--- Start EXERCISE DATA ---

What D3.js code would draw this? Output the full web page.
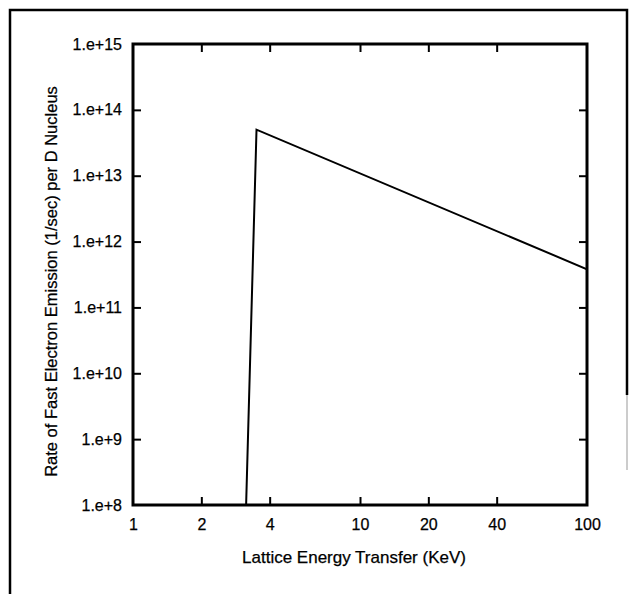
<!DOCTYPE html>
<html>
<head>
<meta charset="utf-8">
<script src="https://cdn.jsdelivr.net/npm/d3@7"></script>
<style>
  body { margin: 0; background: #fff; }
  svg { display: block; font-family: "Liberation Sans", Arial, sans-serif; }
  svg text { stroke: #000; stroke-width: 0.25px; }
</style>
</head>
<body>
<div id="chart"></div>
<script>
// Data
var energyKeV = [3.15, 3.5, 100];          // lattice energy transfer
var emissionRate = [1e8, 5e13, 3.8e11];    // fast electron emission rate (1/sec)

// tick values and labels
var xTicks = [1, 2, 4, 10, 20, 40, 100];
var xTickLabels = ["1", "2", "4", "10", "20", "40", "100"];
var yTicks = [1e8, 1e9, 1e10, 1e11, 1e12, 1e13, 1e14, 1e15];
var yTickLabels = ["1.e+8", "1.e+9", "1.e+10", "1.e+11", "1.e+12", "1.e+13", "1.e+14", "1.e+15"];

var width = 634;
var height = 594;
var margin = { top: 44, right: 47, bottom: 89, left: 133 };
var innerW = width - margin.left - margin.right;
var innerH = height - margin.top - margin.bottom;

var svg = d3.select("#chart")
  .append("svg")
  .attr("width", width)
  .attr("height", height);

// outer box of the figure (scan cut off at the bottom)
svg.append("path")
  .attr("d", "M10,594 L10,10 L627,10 L627,395")
  .attr("fill", "none")
  .attr("stroke", "#000")
  .attr("stroke-width", 2.5);
svg.append("line")
  .attr("x1", 627).attr("x2", 627)
  .attr("y1", 395).attr("y2", 470)
  .attr("stroke", "#bbb")
  .attr("stroke-width", 1.5);

var x = d3.scaleLog()
  .domain([1, 100])
  .range([0, innerW]);

var y = d3.scaleLog()
  .domain([1e8, 1e15])
  .range([innerH, 0]);

var g = svg.append("g")
  .attr("transform", "translate(" + margin.left + "," + margin.top + ")");

// clip the curve to the plot frame
g.append("clipPath")
  .attr("id", "plotclip")
  .append("rect")
  .attr("width", innerW)
  .attr("height", innerH);

// inward ticks on all four sides
var bottomAxis = d3.axisBottom(x)
  .tickValues(xTicks)
  .tickSize(-8)
  .tickPadding(14)
  .tickFormat(function(d, i) { return xTickLabels[i]; });

var topAxis = d3.axisTop(x)
  .tickValues(xTicks.slice(1, -1))
  .tickSize(-8)
  .tickFormat("");

var leftAxis = d3.axisLeft(y)
  .tickValues(yTicks)
  .tickSize(-8)
  .tickPadding(11)
  .tickFormat(function(d, i) { return yTickLabels[i]; });

var rightAxis = d3.axisRight(y)
  .tickValues(yTicks.slice(1, -1))
  .tickSize(-8)
  .tickFormat("");

g.append("g")
  .attr("class", "axis")
  .attr("transform", "translate(0," + innerH + ")")
  .call(bottomAxis);
g.append("g")
  .attr("class", "axis")
  .call(topAxis);
g.append("g")
  .attr("class", "axis")
  .call(leftAxis);
g.append("g")
  .attr("class", "axis")
  .attr("transform", "translate(" + innerW + ",0)")
  .call(rightAxis);

// no tick marks at the frame corners
g.selectAll(".axis .tick line")
  .filter(function(d) { return d === 1 || d === 100 || d === 1e8 || d === 1e15; })
  .remove();

g.selectAll(".axis .domain").remove();
g.selectAll(".axis line")
  .attr("stroke", "#000")
  .attr("stroke-width", 2);
g.selectAll(".axis text")
  .attr("fill", "#000")
  .style("font-size", "16px");

// heavy plot frame
g.append("rect")
  .attr("width", innerW)
  .attr("height", innerH)
  .attr("fill", "none")
  .attr("stroke", "#000")
  .attr("stroke-width", 3);

// the emission curve
var line = d3.line()
  .x(function(d, i) { return x(energyKeV[i]); })
  .y(function(d) { return y(d); });

g.append("path")
  .datum(emissionRate)
  .attr("clip-path", "url(#plotclip)")
  .attr("d", line)
  .attr("fill", "none")
  .attr("stroke", "#000")
  .attr("stroke-width", 2)
  .attr("stroke-linejoin", "miter");

// axis titles
g.append("text")
  .attr("x", innerW / 2 - 6)
  .attr("y", innerH + 58)
  .attr("text-anchor", "middle")
  .style("font-size", "17px")
  .text("Lattice Energy Transfer (KeV)");

g.append("text")
  .attr("transform", "translate(" + (-76) + "," + (innerH / 2 + 7) + ") rotate(-90)")
  .attr("text-anchor", "middle")
  .style("font-size", "16.5px")
  .text("Rate of Fast Electron Emission (1/sec) per D Nucleus");
</script>
</body>
</html>
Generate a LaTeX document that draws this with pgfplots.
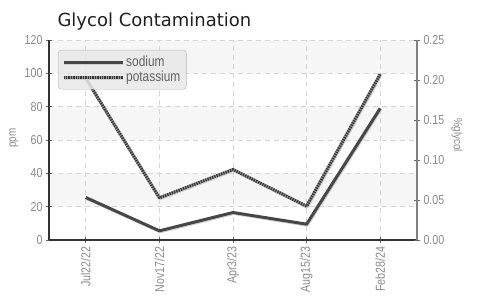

--- End EXERCISE DATA ---

SET TASK ::
Track down every line with the word "this" and copy it.

ANSWER FOR THE TASK ::
What D3.js code would draw this? Output the full web page.
Generate a LaTeX document that draws this with pgfplots.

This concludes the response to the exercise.